■ **Stated problem**
Restate the material word for word and leave out anything that is a picture.

====== Records supplied ======

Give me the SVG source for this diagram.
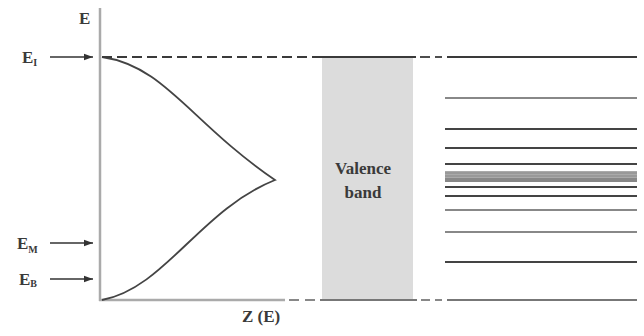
<svg xmlns="http://www.w3.org/2000/svg" width="644" height="336" viewBox="0 0 644 336">
<style>
text{font-family:"Liberation Serif","Times New Roman",serif;fill:#3a3a3a;font-weight:bold}
.lbl{font-size:17px}
.sub{font-size:10px;font-weight:bold}
.arr{stroke:#333;stroke-width:1.6;fill:none}
.axis{stroke:#aaa;stroke-width:2.5;fill:none}
.dk{stroke:#3a3a3a;stroke-width:1.8;fill:none}
.lv{stroke:#444;stroke-width:2;fill:none}
.lt{stroke:#888;stroke-width:2;fill:none}
</style>
<defs>
<marker id="ah" viewBox="0 0 10 10" refX="10" refY="5" markerWidth="9" markerHeight="9" markerUnits="userSpaceOnUse" orient="auto">
<path d="M0,1.5 L10,5 L0,8.5 Z" fill="#333"/>
</marker>
</defs>
<g id="band">
<rect x="322" y="57" width="91" height="243" fill="#dcdcdc"/>
<text class="lbl" x="363" y="174" text-anchor="middle">Valence</text>
<text class="lbl" x="363" y="198" text-anchor="middle">band</text>
</g>
<g id="axes">
<line class="axis" x1="100" y1="8" x2="100" y2="301"/>
<line class="axis" x1="99" y1="300" x2="285" y2="300"/>
<text class="lbl" x="79" y="24">E</text>
<text class="lbl" x="242" y="322">Z (E)</text>
</g>
<g id="dos-curve">
<path d="M102,57 C165,66 190,122 275,180 C200,210 165,288 102,300" stroke="#444" stroke-width="1.8" fill="none"/>
</g>
<g id="labels">
<g id="EI"><text class="lbl" x="22" y="63">E<tspan class="sub" dy="3">I</tspan></text></g>
<g id="EM"><text class="lbl" x="17" y="249">E<tspan class="sub" dy="4">M</tspan></text></g>
<g id="EB"><text class="lbl" x="19" y="285">E<tspan class="sub" dy="2">B</tspan></text></g>
</g>
<g id="connectors">
<line class="arr" x1="50" y1="57" x2="93" y2="57" marker-end="url(#ah)"/>
<line class="arr" x1="50" y1="243" x2="93" y2="243" marker-end="url(#ah)"/>
<line class="arr" x1="50" y1="279" x2="93" y2="279" marker-end="url(#ah)"/>
</g>
<g id="top-line">
<line class="dk" x1="102" y1="57" x2="318" y2="57" stroke-dasharray="10 5"/>
<line class="dk" x1="318" y1="57" x2="416" y2="57"/>
<line class="dk" x1="420" y1="57" x2="430" y2="57"/>
<line class="dk" x1="435" y1="57" x2="442" y2="57"/>
<line class="dk" x1="447" y1="57" x2="637" y2="57"/>
</g>
<g id="bottom-line">
<line class="lt" x1="289" y1="300" x2="299" y2="300"/>
<line class="lt" x1="305" y1="300" x2="315" y2="300"/>
<line class="lt" x1="320" y1="300" x2="417" y2="300" style="stroke:#777"/>
<line class="lt" x1="421" y1="300" x2="430" y2="300"/>
<line class="lt" x1="435" y1="300" x2="442" y2="300"/>
<line class="lt" x1="447" y1="300" x2="637" y2="300" style="stroke:#777"/>
</g>
<g id="levels">
<line class="lt" x1="445" y1="98" x2="637" y2="98"/>
<line class="lv" x1="445" y1="129" x2="637" y2="129"/>
<line class="lv" x1="445" y1="148" x2="637" y2="148"/>
<line class="lv" x1="445" y1="164" x2="637" y2="164"/>
<rect x="445" y="171" width="192" height="11" fill="#aaa"/>
<line class="lv" x1="445" y1="173" x2="637" y2="173" style="stroke-width:1;stroke:#888"/>
<line class="lv" x1="445" y1="176" x2="637" y2="176" style="stroke-width:1;stroke:#888"/>
<line class="lv" x1="445" y1="179" x2="637" y2="179" style="stroke-width:1;stroke:#666"/>
<line class="lv" x1="445" y1="181" x2="637" y2="181" style="stroke-width:1;stroke:#666"/>
<line class="lv" x1="445" y1="187" x2="637" y2="187"/>
<line class="lv" x1="445" y1="196" x2="637" y2="196"/>
<line class="lt" x1="445" y1="210" x2="637" y2="210"/>
<line class="lt" x1="445" y1="232" x2="637" y2="232"/>
<line class="lv" x1="445" y1="262" x2="637" y2="262"/>
</g>
</svg>
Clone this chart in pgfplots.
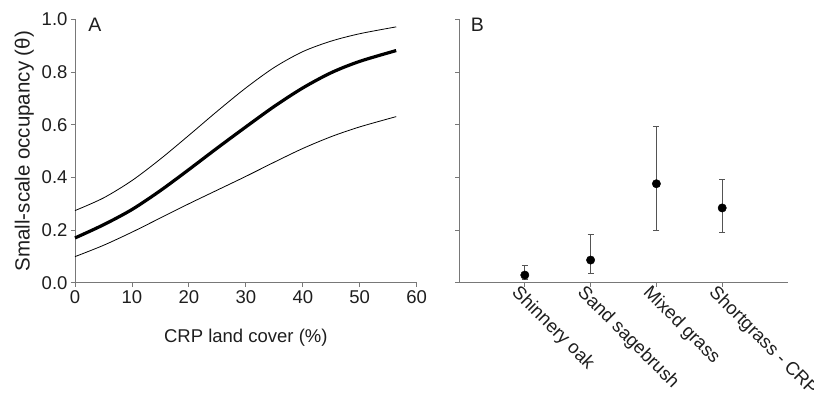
\documentclass[border=0pt]{standalone}
\usepackage{pgfplots}
\pgfplotsset{compat=1.18}
\usepackage{fontspec}
\setmainfont{Liberation Sans}
\definecolor{axgray}{RGB}{120,120,120}
\definecolor{txt}{RGB}{30,30,30}
\begin{document}
\begin{tikzpicture}
\useasboundingbox (0pt,0pt) rectangle (814pt,399pt);
\pgfplotsset{
  common/.style={
    scale only axis,
    axis lines=left,
    axis line style={-, draw=axgray, line width=0.8pt},
    tick style={draw=axgray, line width=0.8pt},
    tick align=outside,
    major tick length=4pt,
    ymin=0, ymax=1,
    ytick={0,0.2,0.4,0.6,0.8,1.0},
    height=263.2pt,
    tick label style={font=\fontsize{18.5}{20}\selectfont, text=txt},
    label style={font=\fontsize{18.5}{20}\selectfont, text=txt},
    clip=false,
  }
}
\begin{axis}[common,
  at={(75pt,116.3pt)}, anchor=south west,
  width=341.7pt,
  xmin=0, xmax=60,
  xtick={0,10,...,60},
  yticklabel style={/pgf/number format/.cd, fixed, fixed zerofill, precision=1, assume math mode=true},
  xticklabel style={/pgf/number format/assume math mode=true},
  xlabel={CRP land cover (\%)},
  ylabel={Small-scale occupancy (θ)},
  ylabel style={yshift=1pt, font=\fontsize{20.5}{22}\selectfont},
  xlabel style={yshift=-19pt},
]
\addplot[black, line width=3.2pt, smooth] coordinates {
(0,0.170) (5,0.220) (10,0.278) (15,0.350) (20,0.430) (25,0.512) (30,0.592) (35,0.670) (40,0.740) (45,0.798) (50,0.841) (56.4,0.882)};
\addplot[black, line width=0.8pt, smooth] coordinates {
(0,0.274) (5,0.322) (10,0.388) (15,0.470) (20,0.560) (25,0.652) (30,0.740) (35,0.818) (40,0.878) (45,0.918) (50,0.946) (56.4,0.972)};
\addplot[black, line width=0.8pt, smooth] coordinates {
(0,0.099) (5,0.142) (10,0.192) (15,0.246) (20,0.300) (25,0.352) (30,0.404) (35,0.458) (40,0.510) (45,0.555) (50,0.592) (56.4,0.631)};
\node[font=\fontsize{19.5}{21}\selectfont, text=txt] at (axis cs:3.5,0.98) {A};
\end{axis}
\begin{axis}[common,
  at={(459pt,116.3pt)}, anchor=south west,
  width=329pt,
  xmin=-1, xmax=4,
  xtick={0,1,2,3},
  xticklabels={Shinnery oak, Sand sagebrush, Mixed grass, Shortgrass - CRP},
  xticklabel style={rotate=-45, anchor=north west, inner sep=1pt, xshift=-6pt},
  yticklabels={},
]
\addplot[only marks, mark=*, mark size=4.2pt, black,
  error bars/.cd, y dir=both, y explicit,
  error bar style={draw=axgray!70!black, line width=0.8pt},
  error mark options={draw=axgray!70!black, rotate=90, mark size=3pt, line width=0.8pt}]
coordinates {
(0,0.029) += (0,0.036) -= (0,0.017)
(1,0.086) += (0,0.098) -= (0,0.050)
(2,0.376) += (0,0.216) -= (0,0.177)
(3,0.284) += (0,0.110) -= (0,0.092)
};
\node[font=\fontsize{19.5}{21}\selectfont, text=txt] at (axis cs:-0.72,0.98) {B};
\end{axis}
\end{tikzpicture}
\end{document}
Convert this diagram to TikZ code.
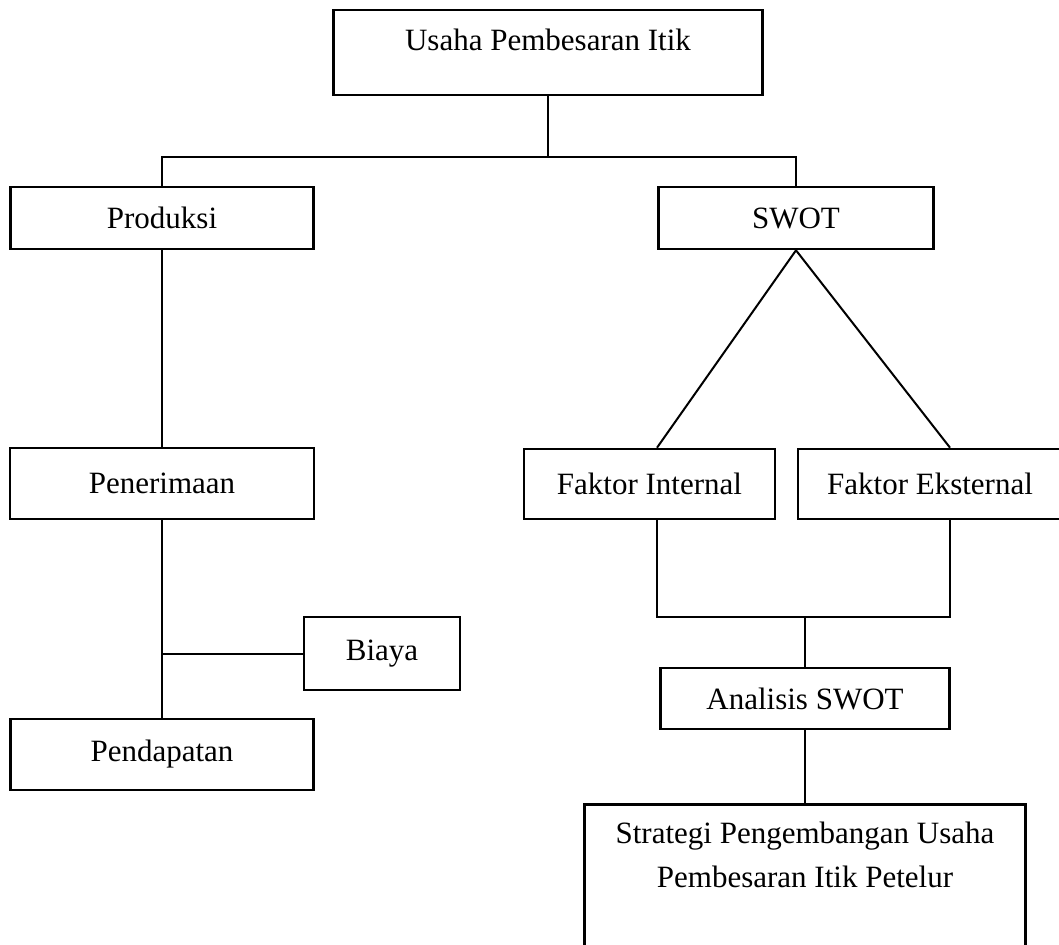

======

■ **The result**
Give me the SVG source for this diagram.
<svg xmlns="http://www.w3.org/2000/svg" width="644" height="336" viewBox="0 0 644 336">
<style>
text{font-family:"Liberation Serif","Times New Roman",serif;fill:#3a3a3a;font-weight:bold}
.lbl{font-size:17px}
.sub{font-size:10px;font-weight:bold}
.arr{stroke:#333;stroke-width:1.6;fill:none}
.axis{stroke:#aaa;stroke-width:2.5;fill:none}
.dk{stroke:#3a3a3a;stroke-width:1.8;fill:none}
.lv{stroke:#444;stroke-width:2;fill:none}
.lt{stroke:#888;stroke-width:2;fill:none}
</style>
<defs>
<marker id="ah" viewBox="0 0 10 10" refX="10" refY="5" markerWidth="9" markerHeight="9" markerUnits="userSpaceOnUse" orient="auto">
<path d="M0,1.5 L10,5 L0,8.5 Z" fill="#333"/>
</marker>
</defs>
<g id="band">
<rect x="322" y="57" width="91" height="243" fill="#dcdcdc"/>
<text class="lbl" x="363" y="174" text-anchor="middle">Valence</text>
<text class="lbl" x="363" y="198" text-anchor="middle">band</text>
</g>
<g id="axes">
<line class="axis" x1="100" y1="8" x2="100" y2="301"/>
<line class="axis" x1="99" y1="300" x2="285" y2="300"/>
<text class="lbl" x="79" y="24">E</text>
<text class="lbl" x="242" y="322">Z (E)</text>
</g>
<g id="dos-curve">
<path d="M102,57 C165,66 190,122 275,180 C200,210 165,288 102,300" stroke="#444" stroke-width="1.8" fill="none"/>
</g>
<g id="labels">
<g id="EI"><text class="lbl" x="22" y="63">E<tspan class="sub" dy="3">I</tspan></text></g>
<g id="EM"><text class="lbl" x="17" y="249">E<tspan class="sub" dy="4">M</tspan></text></g>
<g id="EB"><text class="lbl" x="19" y="285">E<tspan class="sub" dy="2">B</tspan></text></g>
</g>
<g id="connectors">
<line class="arr" x1="50" y1="57" x2="93" y2="57" marker-end="url(#ah)"/>
<line class="arr" x1="50" y1="243" x2="93" y2="243" marker-end="url(#ah)"/>
<line class="arr" x1="50" y1="279" x2="93" y2="279" marker-end="url(#ah)"/>
</g>
<g id="top-line">
<line class="dk" x1="102" y1="57" x2="318" y2="57" stroke-dasharray="10 5"/>
<line class="dk" x1="318" y1="57" x2="416" y2="57"/>
<line class="dk" x1="420" y1="57" x2="430" y2="57"/>
<line class="dk" x1="435" y1="57" x2="442" y2="57"/>
<line class="dk" x1="447" y1="57" x2="637" y2="57"/>
</g>
<g id="bottom-line">
<line class="lt" x1="289" y1="300" x2="299" y2="300"/>
<line class="lt" x1="305" y1="300" x2="315" y2="300"/>
<line class="lt" x1="320" y1="300" x2="417" y2="300" style="stroke:#777"/>
<line class="lt" x1="421" y1="300" x2="430" y2="300"/>
<line class="lt" x1="435" y1="300" x2="442" y2="300"/>
<line class="lt" x1="447" y1="300" x2="637" y2="300" style="stroke:#777"/>
</g>
<g id="levels">
<line class="lt" x1="445" y1="98" x2="637" y2="98"/>
<line class="lv" x1="445" y1="129" x2="637" y2="129"/>
<line class="lv" x1="445" y1="148" x2="637" y2="148"/>
<line class="lv" x1="445" y1="164" x2="637" y2="164"/>
<rect x="445" y="171" width="192" height="11" fill="#aaa"/>
<line class="lv" x1="445" y1="173" x2="637" y2="173" style="stroke-width:1;stroke:#888"/>
<line class="lv" x1="445" y1="176" x2="637" y2="176" style="stroke-width:1;stroke:#888"/>
<line class="lv" x1="445" y1="179" x2="637" y2="179" style="stroke-width:1;stroke:#666"/>
<line class="lv" x1="445" y1="181" x2="637" y2="181" style="stroke-width:1;stroke:#666"/>
<line class="lv" x1="445" y1="187" x2="637" y2="187"/>
<line class="lv" x1="445" y1="196" x2="637" y2="196"/>
<line class="lt" x1="445" y1="210" x2="637" y2="210"/>
<line class="lt" x1="445" y1="232" x2="637" y2="232"/>
<line class="lv" x1="445" y1="262" x2="637" y2="262"/>
</g>
</svg>
Clone this chart in pgfplots.
\documentclass[border=0pt]{standalone}
\usepackage{pgfplots}
\pgfplotsset{compat=1.18}
\usepackage{fontspec}
\setmainfont{Liberation Sans}
\definecolor{axgray}{RGB}{120,120,120}
\definecolor{txt}{RGB}{30,30,30}
\begin{document}
\begin{tikzpicture}
\useasboundingbox (0pt,0pt) rectangle (814pt,399pt);
\pgfplotsset{
  common/.style={
    scale only axis,
    axis lines=left,
    axis line style={-, draw=axgray, line width=0.8pt},
    tick style={draw=axgray, line width=0.8pt},
    tick align=outside,
    major tick length=4pt,
    ymin=0, ymax=1,
    ytick={0,0.2,0.4,0.6,0.8,1.0},
    height=263.2pt,
    tick label style={font=\fontsize{18.5}{20}\selectfont, text=txt},
    label style={font=\fontsize{18.5}{20}\selectfont, text=txt},
    clip=false,
  }
}
\begin{axis}[common,
  at={(75pt,116.3pt)}, anchor=south west,
  width=341.7pt,
  xmin=0, xmax=60,
  xtick={0,10,...,60},
  yticklabel style={/pgf/number format/.cd, fixed, fixed zerofill, precision=1, assume math mode=true},
  xticklabel style={/pgf/number format/assume math mode=true},
  xlabel={CRP land cover (\%)},
  ylabel={Small-scale occupancy (θ)},
  ylabel style={yshift=1pt, font=\fontsize{20.5}{22}\selectfont},
  xlabel style={yshift=-19pt},
]
\addplot[black, line width=3.2pt, smooth] coordinates {
(0,0.170) (5,0.220) (10,0.278) (15,0.350) (20,0.430) (25,0.512) (30,0.592) (35,0.670) (40,0.740) (45,0.798) (50,0.841) (56.4,0.882)};
\addplot[black, line width=0.8pt, smooth] coordinates {
(0,0.274) (5,0.322) (10,0.388) (15,0.470) (20,0.560) (25,0.652) (30,0.740) (35,0.818) (40,0.878) (45,0.918) (50,0.946) (56.4,0.972)};
\addplot[black, line width=0.8pt, smooth] coordinates {
(0,0.099) (5,0.142) (10,0.192) (15,0.246) (20,0.300) (25,0.352) (30,0.404) (35,0.458) (40,0.510) (45,0.555) (50,0.592) (56.4,0.631)};
\node[font=\fontsize{19.5}{21}\selectfont, text=txt] at (axis cs:3.5,0.98) {A};
\end{axis}
\begin{axis}[common,
  at={(459pt,116.3pt)}, anchor=south west,
  width=329pt,
  xmin=-1, xmax=4,
  xtick={0,1,2,3},
  xticklabels={Shinnery oak, Sand sagebrush, Mixed grass, Shortgrass - CRP},
  xticklabel style={rotate=-45, anchor=north west, inner sep=1pt, xshift=-6pt},
  yticklabels={},
]
\addplot[only marks, mark=*, mark size=4.2pt, black,
  error bars/.cd, y dir=both, y explicit,
  error bar style={draw=axgray!70!black, line width=0.8pt},
  error mark options={draw=axgray!70!black, rotate=90, mark size=3pt, line width=0.8pt}]
coordinates {
(0,0.029) += (0,0.036) -= (0,0.017)
(1,0.086) += (0,0.098) -= (0,0.050)
(2,0.376) += (0,0.216) -= (0,0.177)
(3,0.284) += (0,0.110) -= (0,0.092)
};
\node[font=\fontsize{19.5}{21}\selectfont, text=txt] at (axis cs:-0.72,0.98) {B};
\end{axis}
\end{tikzpicture}
\end{document}
Convert this diagram to TikZ code.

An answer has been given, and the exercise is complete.